Piano concerto No. 3, op. 47

I. Vivo II. Sostenuto III. Allegro con brio

 

The generation of Hungarian composers coming after Bartók and Kodály did not have it exactly easy. The two masters commanded such authority and the path they had defined was considered so unquestionable that very few succeeded in saying something really new, especially in the isolation of the 1950s. One of the few was Pál Kadosa, who is well remembered as a legendary professor of piano (he was the master of Zoltán Kocsis, Dezső Ránki, and András Schiff, among others) but whose compositions have been sadly neglected in the quarter-century that has elapsed since his death. 

 

Kadosa was a rare phenomenon in Hungarian music: he was a born symphonist, who created an outstanding orchestral oeuvre with his eight symphonies.
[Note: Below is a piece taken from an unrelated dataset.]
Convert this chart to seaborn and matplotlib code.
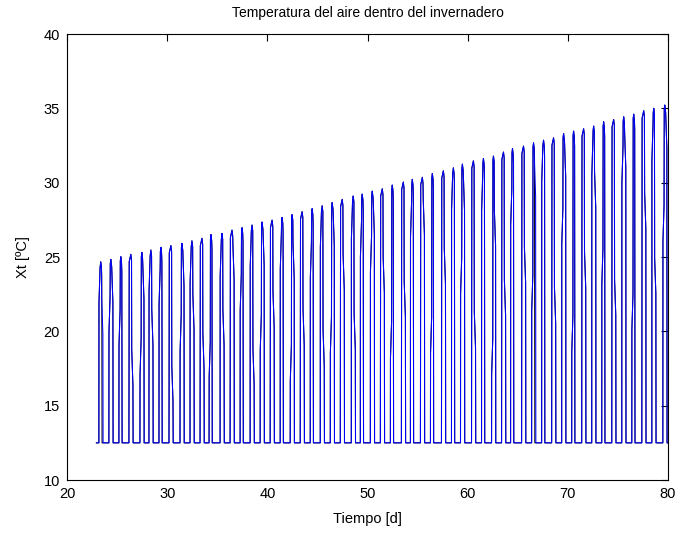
import matplotlib
matplotlib.use("Agg")
import matplotlib.pyplot as plt
import numpy as np
import pandas as pd
import seaborn as sns

# ---- data -------------------------------------------------------------
days = list(range(23, 80))

# time of the daily maximum [d]
peak_time = [
    23.4, 24.4, 25.4, 26.4, 27.5, 28.4, 29.4, 30.4, 31.5, 32.5,
    33.5, 34.4, 35.5, 36.5, 37.5, 38.5, 39.5, 40.5, 41.5, 42.5,
    43.5, 44.5, 45.5, 46.5, 47.5, 48.6, 49.5, 50.5, 51.5, 52.5,
    53.6, 54.5, 55.5, 56.5, 57.6, 58.6, 59.5, 60.6, 61.6, 62.6,
    63.6, 64.5, 65.6, 66.6, 67.6, 68.6, 69.6, 70.6, 71.6, 72.6,
    73.6, 74.6, 75.6, 76.6, 77.6, 78.6, 79.7,
]

# daily maximum air temperature [ºC]
peak_temp = [
    24.68, 24.84, 25.02, 25.18, 25.31, 25.47, 25.65, 25.77, 25.92, 26.09,
    26.26, 26.51, 26.59, 26.81, 26.97, 27.15, 27.35, 27.48, 27.66, 27.85,
    28.05, 28.25, 28.45, 28.66, 28.88, 29.10, 29.23, 29.43, 29.59, 29.84,
    30.04, 30.22, 30.36, 30.62, 30.80, 31.00, 31.25, 31.47, 31.63, 31.79,
    32.06, 32.30, 32.46, 32.68, 32.86, 33.02, 33.31, 33.47, 33.63, 33.81,
    34.10, 34.25, 34.43, 34.61, 34.84, 35.00, 35.22,
]

# intermediate sample on the warming edge (fraction of the daily swing)
rise_kink = [
    0.93, 0.70, 0.62, 1.00, 0.45, 0.95, 0.80, 1.00, 0.55, 0.92,
    1.00, 0.40, 0.88, 1.00, 0.70, 0.95, 0.50, 1.00, 0.85, 0.35,
    1.00, 0.78, 0.96, 0.45, 1.00, 0.90, 0.82, 0.75, 1.00, 0.40,
    1.00, 0.85, 1.00, 0.40, 1.00, 0.92, 0.60, 1.00, 0.88, 0.30,
    1.00, 0.80, 1.00, 0.50, 0.95, 1.00, 0.70, 0.35, 1.00, 0.90,
    0.55, 1.00, 0.85, 0.40, 1.00, 0.90, 0.65,
]

# intermediate sample on the cooling edge (fraction of the daily swing)
fall_kink = [
    0.70, 0.88, 1.00, 0.40, 0.85, 0.60, 1.00, 0.30, 0.90, 0.65,
    0.45, 1.00, 0.55, 0.85, 1.00, 0.35, 0.90, 0.60, 1.00, 0.80,
    0.50, 1.00, 0.40, 0.90, 0.70, 0.45, 1.00, 0.90, 0.66, 1.00,
    0.55, 1.00, 0.85, 1.00, 0.65, 1.00, 0.90, 0.40, 1.00, 0.75,
    0.50, 1.00, 0.60, 0.88, 1.00, 0.45, 0.92, 1.00, 0.55, 0.80,
    1.00, 0.45, 0.90, 1.00, 0.70, 0.50, 0.95,
]

base_temp = 12.5          # night-time set point [ºC]
t_start, t_end = 22.92, 80.0
# days on which the reference trajectory cools without the intermediate step
black_days = [23, 56, 66, 76]


def build_series(straight_days):
    t, y = [t_start], [base_temp]
    for d, tp, P, rk, fk in zip(days, peak_time, peak_temp, rise_kink, fall_kink):
        h = P - base_temp
        # warming edge
        t.append(tp - 0.22); y.append(base_temp)
        if rk < 0.99:
            lvl = min(base_temp + rk * h, P - 1.6)
            t += [tp - 0.21, tp - 0.10, tp - 0.08]
            y += [lvl - 1.2, lvl + 1.2, P - 0.3]
        else:
            t.append(tp - 0.19); y.append(P - 0.5)
        t.append(tp - 0.03); y.append(P)
        # cooling edge
        t.append(tp + 0.04); y.append(P - 0.4)
        if fk < 0.99 and d not in straight_days:
            lvl = min(base_temp + fk * h, P - 1.7)
            t += [tp + 0.06, tp + 0.18, tp + 0.20]
            y += [lvl + 1.2, lvl - 1.2, base_temp]
        else:
            t += [tp + 0.07, tp + 0.10]
            y += [P - 1.0, base_temp]
    t.append(t_end); y.append(base_temp)
    t, y = np.array(t), np.array(y)
    keep = t <= t_end
    return pd.DataFrame({"Tiempo": t[keep], "Xt": y[keep]})


df_ref = build_series(black_days)
df_sim = build_series([])

# ---- figure -----------------------------------------------------------
sns.set_style("white")
plt.rcParams["font.family"] = ["Liberation Sans", "DejaVu Sans"]
plt.rcParams["text.color"] = "black"
plt.rcParams["axes.labelcolor"] = "black"

fig = plt.figure(figsize=(6.81, 5.35), dpi=100)
ax = fig.add_axes([0.0984, 0.1028, 0.8826, 0.8336])

sns.lineplot(data=df_ref, x="Tiempo", y="Xt", sort=False, estimator=None,
             color="black", linewidth=0.75, ax=ax)
sns.lineplot(data=df_sim, x="Tiempo", y="Xt", sort=False, estimator=None,
             color="#0000ff", linewidth=0.75, ax=ax)

ax.set_xlim(20, 80)
ax.set_ylim(10, 40)
ax.set_xticks(range(20, 81, 10))
ax.set_yticks(range(10, 41, 5))

for s in ax.spines.values():
    s.set_visible(True)
    s.set_color("black")
    s.set_linewidth(0.8)

ax.tick_params(direction="in", length=5, width=0.8, top=True, right=True,
               labelsize=10.5, colors="black", pad=5)

ax.set_title("Temperatura del aire dentro del invernadero", fontsize=10,
             pad=12, color="black")
ax.set_xlabel("Tiempo [d]", fontsize=10.5, labelpad=8, color="black")
ax.set_ylabel("Xt [ºC]", fontsize=10.5, labelpad=10, color="black")

fig.savefig("out.png", dpi=100, facecolor="white")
To him, the Bartókian tradition meant more than a collection of stylistic traits; it was a state of being, which included performing his own piano concertos in the concert hall.

 

The third of Kadosa's four piano concertos was written in 1952-53 and revised two years later, at which point the composer wrote a brand-new finale. The stylistic novelty in the folk-song-based idiom, inherited from his elders, lies mainly in Kadosa's sophisticated contrapuntal writing and in such episodes as the middle section of the slow movement, described by Marianne Pándi as “turbulent, visionary music.”